A continuous antitone function between (conditionally) complete linear ordered spaces sends a Filter.liminf to the Filter.limsup of the images (if the filter is bounded from below and frequently bounded from above).

theorem Monotone.map_limsSup_of_continuousAt {R : Type u_4} {S : Type u_5} [ConditionallyCompleteLinearOrder R] [TopologicalSpace R] [OrderTopology R] [ConditionallyCompleteLinearOrder S] [TopologicalSpace S] [OrderTopology S] {F : Filter R} [F.NeBot] {f : R → S} (f_incr : Monotone f) (f_cont : ContinuousAt f F.limsSup) (bdd_above : Filter.IsBounded (fun (x1 x2 : R) => x1 ≤ x2) F := by isBoundedDefault) (cobdd : Filter.IsCobounded (fun (x1 x2 : R) => x1 ≤ x2) F := by isBoundedDefault) : f F.limsSup = Filter.limsup f F

A monotone function between (conditionally) complete linear ordered spaces sends a Filter.limsSup to the Filter.limsup of the image if the function is continuous at the limsSup (and the filter is bounded from above and frequently bounded from below).

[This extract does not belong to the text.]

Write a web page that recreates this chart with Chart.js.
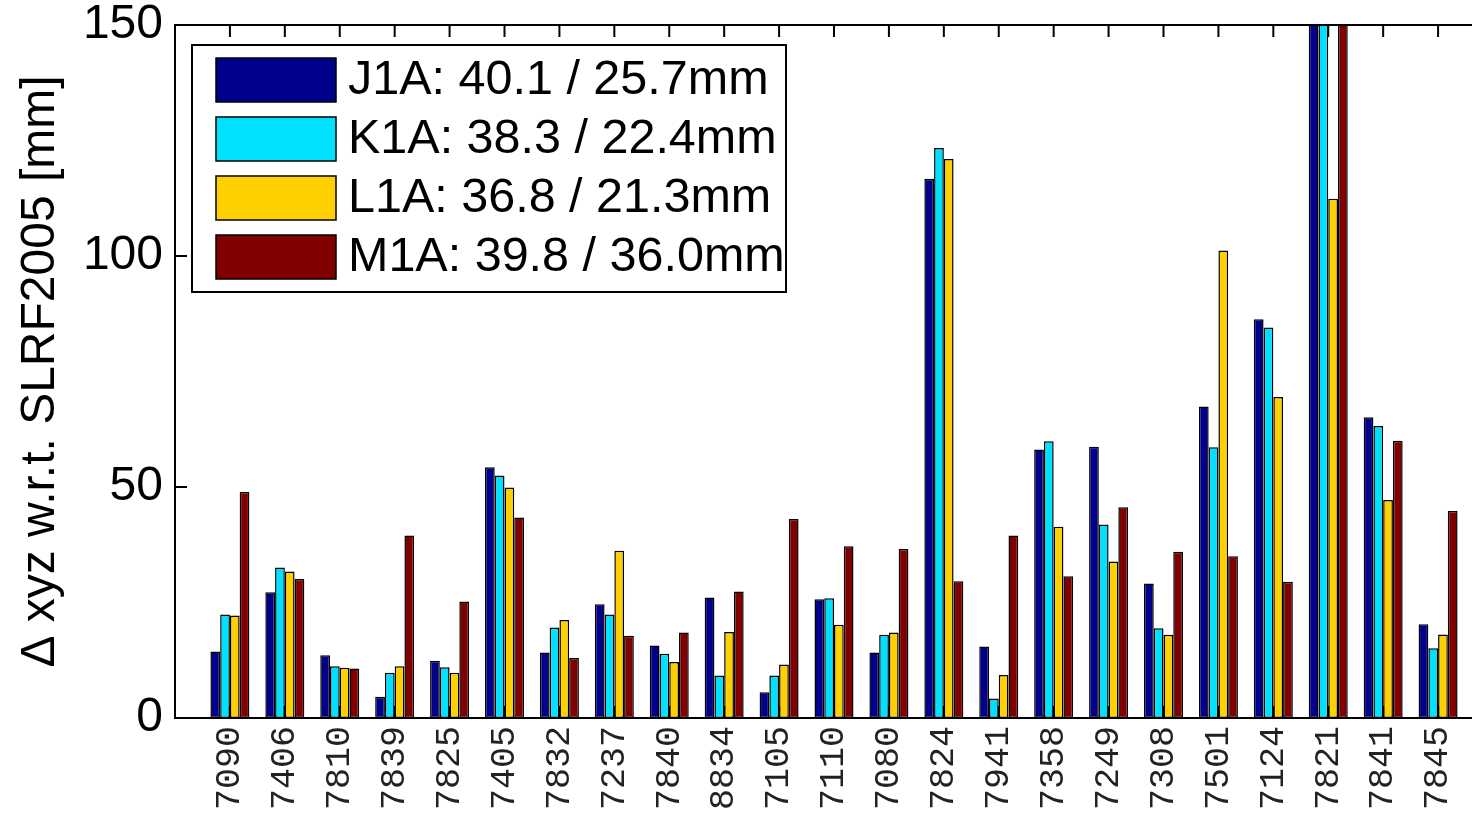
<!DOCTYPE html>
<html>
<head>
<meta charset="utf-8">
<script src="https://cdn.jsdelivr.net/npm/chart.js@4.4.1/dist/chart.umd.min.js"></script>
<style>
  html, body { margin: 0; padding: 0; background: #fff; overflow: hidden; }
  #wrap { width: 1500px; height: 814px; }
</style>
</head>
<body>
<div id="wrap"><canvas id="c"></canvas></div>
<script>
// stations on the x axis
const stations = ['7090', '7406', '7810', '7839', '7825', '7405', '7832', '7237', '7840', '8834', '7105', '7110',
  '7080', '7824', '7941', '7358', '7249', '7308', '7501', '7124', '7821', '7841', '7845'];

// values in mm (7821 runs off the top of the axis)
const j1a = [14.4, 27.2, 13.6, 4.6, 12.4, 54.3, 14.2, 24.6, 15.7, 26.1, 5.6, 25.7, 14.2, 116.7, 15.5, 58.1, 58.7, 29.1, 67.4, 86.3, 165, 65.1, 20.3];
const k1a = [22.4, 32.6, 11.2, 9.8, 11.0, 52.5, 19.6, 22.4, 13.9, 9.2, 9.2, 25.9, 18.0, 123.4, 4.2, 59.9, 41.9, 19.4, 58.6, 84.5, 170, 63.2, 15.1];
const l1a = [22.2, 31.7, 10.9, 11.2, 9.8, 49.9, 21.2, 36.2, 12.1, 18.6, 11.6, 20.2, 18.5, 121.0, 9.3, 41.4, 33.9, 18.0, 101.2, 69.5, 112.4, 47.2, 18.1];
const m1a = [48.9, 30.1, 10.7, 39.5, 25.2, 43.4, 13.0, 17.8, 18.5, 27.4, 43.1, 37.2, 36.6, 29.6, 39.5, 30.7, 45.6, 36.0, 35.0, 29.5, 180, 60.0, 44.8];

const seriesNames = ['J1A: 40.1 / 25.7mm', 'K1A: 38.3 / 22.4mm', 'L1A: 36.8 / 21.3mm', 'M1A: 39.8 / 36.0mm'];
const seriesColors = ['#00008c', '#00e0ff', '#ffd000', '#800000'];
const yTicks = [0, 50, 100, 150];

// one empty slot on each side, like xlim [0 24]
const pad = arr => [null, ...arr, null];

const sans = 'Liberation Sans, Arial, Helvetica, sans-serif';

const boxPlugin = {
  id: 'box',
  afterDraw(chart) {
    const ctx = chart.ctx;
    const a = chart.chartArea;
    const x = chart.scales.x, y = chart.scales.y;
    ctx.save();
    ctx.strokeStyle = '#000';
    ctx.lineWidth = 2;
    ctx.strokeRect(a.left, a.top, a.right - a.left, a.bottom - a.top);
    ctx.beginPath();
    for (let i = 1; i <= stations.length; i++) {
      const px = x.getPixelForTick(i);
      ctx.moveTo(px, a.top); ctx.lineTo(px, a.top + 12);
      ctx.moveTo(px, a.bottom); ctx.lineTo(px, a.bottom - 12);
    }
    yTicks.forEach(v => {
      const py = y.getPixelForValue(v);
      ctx.moveTo(a.left, py); ctx.lineTo(a.left + 12, py);
      ctx.moveTo(a.right, py); ctx.lineTo(a.right - 12, py);
    });
    ctx.stroke();

    // legend box
    ctx.fillStyle = '#fff';
    ctx.fillRect(192, 45, 594, 247);
    ctx.lineWidth = 2;
    ctx.strokeRect(192, 45, 594, 247);
    ctx.font = '48.5px ' + sans;
    ctx.textBaseline = 'middle';
    seriesNames.forEach((name, i) => {
      const top = 58 + i * 59;
      ctx.fillStyle = seriesColors[i];
      ctx.fillRect(216, top, 120, 44);
      ctx.lineWidth = 1.5;
      ctx.strokeRect(216, top, 120, 44);
      ctx.fillStyle = '#000';
      ctx.fillText(name, 348, top + 23);
    });
    ctx.restore();
  }
};

new Chart(document.getElementById('c'), {
  type: 'bar',
  data: {
    labels: pad(stations).map(s => s || ''),
    datasets: [j1a, k1a, l1a, m1a].map((d, i) => ({
      label: seriesNames[i],
      data: pad(d),
      backgroundColor: seriesColors[i],
      borderColor: '#000',
      borderWidth: 1.5,
      borderSkipped: false,
      categoryPercentage: 0.71,
      barPercentage: 1.0
    }))
  },
  options: {
    responsive: true,
    maintainAspectRatio: false,
    animation: false,
    layout: { padding: { top: 25, right: 7, left: 0, bottom: 0 } },
    plugins: {
      legend: { display: false },
      tooltip: { enabled: false }
    },
    scales: {
      x: {
        offset: false,
        grid: { display: false, drawTicks: false },
        border: { display: true, color: '#000', width: 2 },
        ticks: {
          autoSkip: false,
          maxRotation: 90,
          minRotation: 90,
          padding: 8,
          color: '#222',
          font: { family: 'Liberation Mono, monospace', size: 35 }
        },
        afterFit(s) { s.height = 96; s.paddingLeft = 0; s.paddingRight = 0; }
      },
      y: {
        min: 0,
        max: 150,
        grid: { display: false, drawTicks: false },
        border: { display: true, color: '#000', width: 2 },
        ticks: {
          stepSize: 50,
          padding: 12,
          color: '#000',
          font: { family: sans, size: 48 }
        },
        title: {
          display: true,
          text: 'Δ xyz w.r.t. SLRF2005 [mm]',
          color: '#000',
          font: { family: sans, size: 48 },
          padding: { top: 12, bottom: 0 }
        },
        afterFit(s) { s.width = 175; s.paddingTop = 0; s.paddingBottom = 0; }
      }
    }
  },
  plugins: [boxPlugin]
});
</script>
</body>
</html>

theorem Monotone.map_limsup_of_continuousAt {ι : Type u_1} {R : Type u_4} {S : Type u_5} {F : Filter ι} [F.NeBot] [ConditionallyCompleteLinearOrder R] [TopologicalSpace R] [OrderTopology R] [ConditionallyCompleteLinearOrder S] [TopologicalSpace S] [OrderTopology S] {f : R → S} (f_incr : Monotone f) (a : ι → R) (f_cont : ContinuousAt f (Filter.limsup a F)) (bdd_above : Filter.IsBoundedUnder (fun (x1 x2 : R) => x1 ≤ x2) F a := by isBoundedDefault) (cobdd : Filter.IsCoboundedUnder (fun (x1 x2 : R) => x1 ≤ x2) F a := by isBoundedDefault) : f (Filter.limsup a F) = Filter.limsup (f ∘ a) F

A continuous monotone function between (conditionally) complete linear ordered spaces sends a Filter.limsup to the Filter.limsup of the images (if the filter is bounded from above and frequently bounded from below).

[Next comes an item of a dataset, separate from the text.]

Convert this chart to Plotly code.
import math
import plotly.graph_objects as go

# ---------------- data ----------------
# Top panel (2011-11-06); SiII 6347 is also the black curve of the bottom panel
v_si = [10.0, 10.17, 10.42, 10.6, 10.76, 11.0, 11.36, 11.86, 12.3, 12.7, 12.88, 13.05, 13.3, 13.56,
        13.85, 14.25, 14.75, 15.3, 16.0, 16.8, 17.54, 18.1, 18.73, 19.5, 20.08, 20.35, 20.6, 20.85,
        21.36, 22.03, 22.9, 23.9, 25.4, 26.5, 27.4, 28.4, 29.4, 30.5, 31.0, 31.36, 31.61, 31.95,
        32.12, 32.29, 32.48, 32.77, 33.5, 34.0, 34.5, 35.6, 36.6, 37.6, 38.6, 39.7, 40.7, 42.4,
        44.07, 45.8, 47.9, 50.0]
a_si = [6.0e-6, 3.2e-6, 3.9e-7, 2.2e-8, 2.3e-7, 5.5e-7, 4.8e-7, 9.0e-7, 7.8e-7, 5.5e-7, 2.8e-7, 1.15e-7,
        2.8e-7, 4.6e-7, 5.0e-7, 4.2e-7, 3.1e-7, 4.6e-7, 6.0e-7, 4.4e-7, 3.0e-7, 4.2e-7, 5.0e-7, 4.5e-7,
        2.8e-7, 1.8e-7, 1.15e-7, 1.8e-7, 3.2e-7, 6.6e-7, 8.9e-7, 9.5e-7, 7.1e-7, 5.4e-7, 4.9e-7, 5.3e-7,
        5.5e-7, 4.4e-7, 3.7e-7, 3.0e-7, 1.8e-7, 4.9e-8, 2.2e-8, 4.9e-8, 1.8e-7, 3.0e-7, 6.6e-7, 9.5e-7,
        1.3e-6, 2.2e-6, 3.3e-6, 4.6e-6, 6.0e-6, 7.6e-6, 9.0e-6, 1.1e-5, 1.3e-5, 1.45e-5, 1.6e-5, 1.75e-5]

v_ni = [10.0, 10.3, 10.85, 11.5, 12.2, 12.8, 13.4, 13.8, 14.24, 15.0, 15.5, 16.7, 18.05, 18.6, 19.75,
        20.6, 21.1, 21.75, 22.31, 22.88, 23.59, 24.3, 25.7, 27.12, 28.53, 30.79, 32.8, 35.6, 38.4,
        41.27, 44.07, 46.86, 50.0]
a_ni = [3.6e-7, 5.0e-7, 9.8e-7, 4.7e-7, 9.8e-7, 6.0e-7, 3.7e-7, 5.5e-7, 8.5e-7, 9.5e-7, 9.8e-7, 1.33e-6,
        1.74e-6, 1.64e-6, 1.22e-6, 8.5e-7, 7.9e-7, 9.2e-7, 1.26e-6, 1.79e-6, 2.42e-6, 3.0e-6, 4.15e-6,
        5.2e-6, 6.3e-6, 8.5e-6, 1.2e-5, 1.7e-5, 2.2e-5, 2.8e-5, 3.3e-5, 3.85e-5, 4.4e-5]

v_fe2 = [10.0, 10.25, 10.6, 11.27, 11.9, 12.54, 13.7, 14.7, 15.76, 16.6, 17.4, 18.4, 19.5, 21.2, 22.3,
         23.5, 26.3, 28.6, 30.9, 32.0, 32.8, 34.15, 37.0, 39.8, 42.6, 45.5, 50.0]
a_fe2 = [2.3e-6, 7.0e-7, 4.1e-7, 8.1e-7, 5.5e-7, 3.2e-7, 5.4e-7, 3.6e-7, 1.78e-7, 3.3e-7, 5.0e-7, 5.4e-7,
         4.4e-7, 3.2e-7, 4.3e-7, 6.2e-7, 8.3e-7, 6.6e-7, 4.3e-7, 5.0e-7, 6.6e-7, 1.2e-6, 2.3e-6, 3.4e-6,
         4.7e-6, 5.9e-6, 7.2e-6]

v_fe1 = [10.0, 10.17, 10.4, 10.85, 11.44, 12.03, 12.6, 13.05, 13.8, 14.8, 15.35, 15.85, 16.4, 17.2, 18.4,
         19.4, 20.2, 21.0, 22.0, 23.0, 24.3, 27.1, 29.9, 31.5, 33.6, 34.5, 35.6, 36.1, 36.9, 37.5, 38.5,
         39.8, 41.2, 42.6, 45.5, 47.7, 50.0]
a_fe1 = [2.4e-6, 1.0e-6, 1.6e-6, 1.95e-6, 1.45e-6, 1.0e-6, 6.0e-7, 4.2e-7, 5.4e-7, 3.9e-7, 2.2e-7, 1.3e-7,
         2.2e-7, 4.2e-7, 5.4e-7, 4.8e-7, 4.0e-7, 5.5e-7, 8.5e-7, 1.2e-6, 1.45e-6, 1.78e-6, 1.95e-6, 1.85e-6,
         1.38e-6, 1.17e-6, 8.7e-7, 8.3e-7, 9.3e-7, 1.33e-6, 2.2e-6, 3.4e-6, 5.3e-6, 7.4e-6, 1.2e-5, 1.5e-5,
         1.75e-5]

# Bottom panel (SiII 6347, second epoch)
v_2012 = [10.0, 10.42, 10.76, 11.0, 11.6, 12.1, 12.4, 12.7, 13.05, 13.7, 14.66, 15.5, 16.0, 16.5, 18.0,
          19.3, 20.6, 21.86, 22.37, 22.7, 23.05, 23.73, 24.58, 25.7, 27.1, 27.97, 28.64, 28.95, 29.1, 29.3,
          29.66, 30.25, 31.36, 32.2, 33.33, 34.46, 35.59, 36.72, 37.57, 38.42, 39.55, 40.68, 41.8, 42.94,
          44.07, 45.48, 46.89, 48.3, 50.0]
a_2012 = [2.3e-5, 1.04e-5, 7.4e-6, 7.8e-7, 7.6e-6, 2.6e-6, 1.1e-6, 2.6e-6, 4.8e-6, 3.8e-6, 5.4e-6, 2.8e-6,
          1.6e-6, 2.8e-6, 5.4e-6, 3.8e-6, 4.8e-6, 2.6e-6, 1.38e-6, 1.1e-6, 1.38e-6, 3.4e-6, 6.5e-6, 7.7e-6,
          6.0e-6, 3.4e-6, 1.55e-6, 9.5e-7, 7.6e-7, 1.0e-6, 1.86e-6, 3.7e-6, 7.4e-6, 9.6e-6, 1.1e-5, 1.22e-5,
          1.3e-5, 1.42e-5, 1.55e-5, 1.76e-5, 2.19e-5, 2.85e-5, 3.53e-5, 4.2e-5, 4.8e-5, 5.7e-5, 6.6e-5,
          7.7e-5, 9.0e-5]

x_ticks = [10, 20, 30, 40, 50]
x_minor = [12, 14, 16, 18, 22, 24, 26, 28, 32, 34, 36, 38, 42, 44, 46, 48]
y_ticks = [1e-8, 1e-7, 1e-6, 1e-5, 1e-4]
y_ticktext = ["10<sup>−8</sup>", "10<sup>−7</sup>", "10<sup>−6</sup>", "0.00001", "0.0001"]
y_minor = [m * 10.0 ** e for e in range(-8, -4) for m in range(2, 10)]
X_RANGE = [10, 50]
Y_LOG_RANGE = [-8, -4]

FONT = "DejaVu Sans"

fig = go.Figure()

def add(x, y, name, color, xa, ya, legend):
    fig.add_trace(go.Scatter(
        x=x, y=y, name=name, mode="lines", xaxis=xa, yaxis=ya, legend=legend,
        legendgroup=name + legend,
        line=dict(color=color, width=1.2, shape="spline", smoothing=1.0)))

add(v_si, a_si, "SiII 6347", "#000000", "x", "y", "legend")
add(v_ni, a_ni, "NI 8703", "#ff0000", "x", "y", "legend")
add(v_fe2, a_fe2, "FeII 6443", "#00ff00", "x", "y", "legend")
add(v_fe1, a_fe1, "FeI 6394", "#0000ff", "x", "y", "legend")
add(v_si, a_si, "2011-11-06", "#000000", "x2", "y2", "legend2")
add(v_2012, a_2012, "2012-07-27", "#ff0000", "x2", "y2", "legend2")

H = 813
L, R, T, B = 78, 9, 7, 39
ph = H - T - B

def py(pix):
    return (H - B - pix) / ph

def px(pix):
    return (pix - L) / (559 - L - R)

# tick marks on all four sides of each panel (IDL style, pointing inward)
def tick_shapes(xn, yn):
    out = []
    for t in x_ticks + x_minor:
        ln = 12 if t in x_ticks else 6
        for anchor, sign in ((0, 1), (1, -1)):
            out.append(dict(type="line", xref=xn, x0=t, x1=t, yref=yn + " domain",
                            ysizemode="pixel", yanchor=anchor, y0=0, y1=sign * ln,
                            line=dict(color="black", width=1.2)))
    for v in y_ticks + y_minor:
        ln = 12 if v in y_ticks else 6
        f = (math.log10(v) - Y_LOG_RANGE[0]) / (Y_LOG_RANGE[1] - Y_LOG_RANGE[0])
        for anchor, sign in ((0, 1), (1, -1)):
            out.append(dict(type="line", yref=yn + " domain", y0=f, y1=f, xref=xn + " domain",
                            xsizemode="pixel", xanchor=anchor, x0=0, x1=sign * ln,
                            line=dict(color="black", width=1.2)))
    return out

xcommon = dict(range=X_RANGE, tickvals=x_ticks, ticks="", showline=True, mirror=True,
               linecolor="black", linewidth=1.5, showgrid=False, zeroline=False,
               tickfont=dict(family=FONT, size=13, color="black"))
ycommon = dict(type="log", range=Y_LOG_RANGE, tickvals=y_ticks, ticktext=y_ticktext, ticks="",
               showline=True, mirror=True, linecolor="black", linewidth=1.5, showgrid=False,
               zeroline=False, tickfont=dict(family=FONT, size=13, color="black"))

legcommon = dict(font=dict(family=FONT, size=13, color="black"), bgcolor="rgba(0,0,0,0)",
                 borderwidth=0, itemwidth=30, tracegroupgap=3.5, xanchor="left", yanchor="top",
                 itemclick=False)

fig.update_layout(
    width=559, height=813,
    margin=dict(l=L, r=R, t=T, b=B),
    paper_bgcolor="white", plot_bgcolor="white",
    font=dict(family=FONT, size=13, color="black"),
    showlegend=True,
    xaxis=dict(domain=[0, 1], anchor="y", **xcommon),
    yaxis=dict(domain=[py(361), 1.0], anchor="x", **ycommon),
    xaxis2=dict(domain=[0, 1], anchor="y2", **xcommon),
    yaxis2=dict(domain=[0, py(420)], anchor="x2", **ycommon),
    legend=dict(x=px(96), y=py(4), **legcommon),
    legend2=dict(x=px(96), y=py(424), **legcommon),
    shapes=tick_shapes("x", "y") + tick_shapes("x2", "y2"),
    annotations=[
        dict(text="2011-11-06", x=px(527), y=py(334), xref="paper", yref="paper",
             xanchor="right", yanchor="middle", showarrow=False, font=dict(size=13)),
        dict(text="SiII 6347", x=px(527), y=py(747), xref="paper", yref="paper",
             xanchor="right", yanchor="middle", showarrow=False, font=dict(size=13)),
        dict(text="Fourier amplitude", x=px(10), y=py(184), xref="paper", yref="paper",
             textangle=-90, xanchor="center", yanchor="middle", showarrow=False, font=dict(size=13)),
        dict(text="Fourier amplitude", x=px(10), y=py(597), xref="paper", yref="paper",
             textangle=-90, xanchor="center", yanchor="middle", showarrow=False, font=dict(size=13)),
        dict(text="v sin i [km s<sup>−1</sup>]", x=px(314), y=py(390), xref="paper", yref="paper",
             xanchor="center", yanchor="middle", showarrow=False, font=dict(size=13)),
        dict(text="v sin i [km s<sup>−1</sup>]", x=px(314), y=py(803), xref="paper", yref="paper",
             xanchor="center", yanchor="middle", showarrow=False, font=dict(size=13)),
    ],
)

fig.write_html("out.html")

theorem Monotone.map_limsInf_of_continuousAt {R : Type u_4} {S : Type u_5} [ConditionallyCompleteLinearOrder R] [TopologicalSpace R] [OrderTopology R] [ConditionallyCompleteLinearOrder S] [TopologicalSpace S] [OrderTopology S] {F : Filter R} [F.NeBot] {f : R → S} (f_incr : Monotone f) (f_cont : ContinuousAt f F.limsInf) (cobdd : Filter.IsCobounded (fun (x1 x2 : R) => x1 ≥ x2) F := by isBoundedDefault) (bdd_below : Filter.IsBounded (fun (x1 x2 : R) => x1 ≥ x2) F := by isBoundedDefault) : f F.limsInf = Filter.liminf f F

A monotone function between (conditionally) complete linear ordered spaces sends a Filter.limsInf to the Filter.liminf of the image if the function is continuous at the limsInf (and the filter is bounded from below and frequently bounded from above).

theorem Monotone.map_liminf_of_continuousAt {ι : Type u_1} {R : Type u_4} {S : Type u_5} {F : Filter ι} [F.NeBot] [ConditionallyCompleteLinearOrder R] [TopologicalSpace R] [OrderTopology R] [ConditionallyCompleteLinearOrder S] [TopologicalSpace S] [OrderTopology S] {f : R → S} (f_incr : Monotone f) (a : ι → R) (f_cont : ContinuousAt f (Filter.liminf a F)) (cobdd : Filter.IsCoboundedUnder (fun (x1 x2 : R) => x1 ≥ x2) F a := by isBoundedDefault) (bdd_below : Filter.IsBoundedUnder (fun (x1 x2 : R) => x1 ≥ x2) F a := by isBoundedDefault) : f (Filter.liminf a F) = Filter.liminf (f ∘ a) F

A continuous monotone function between (conditionally) complete linear ordered spaces sends a Filter.liminf to the Filter.liminf of the images (if the filter is bounded from below and frequently bounded from above).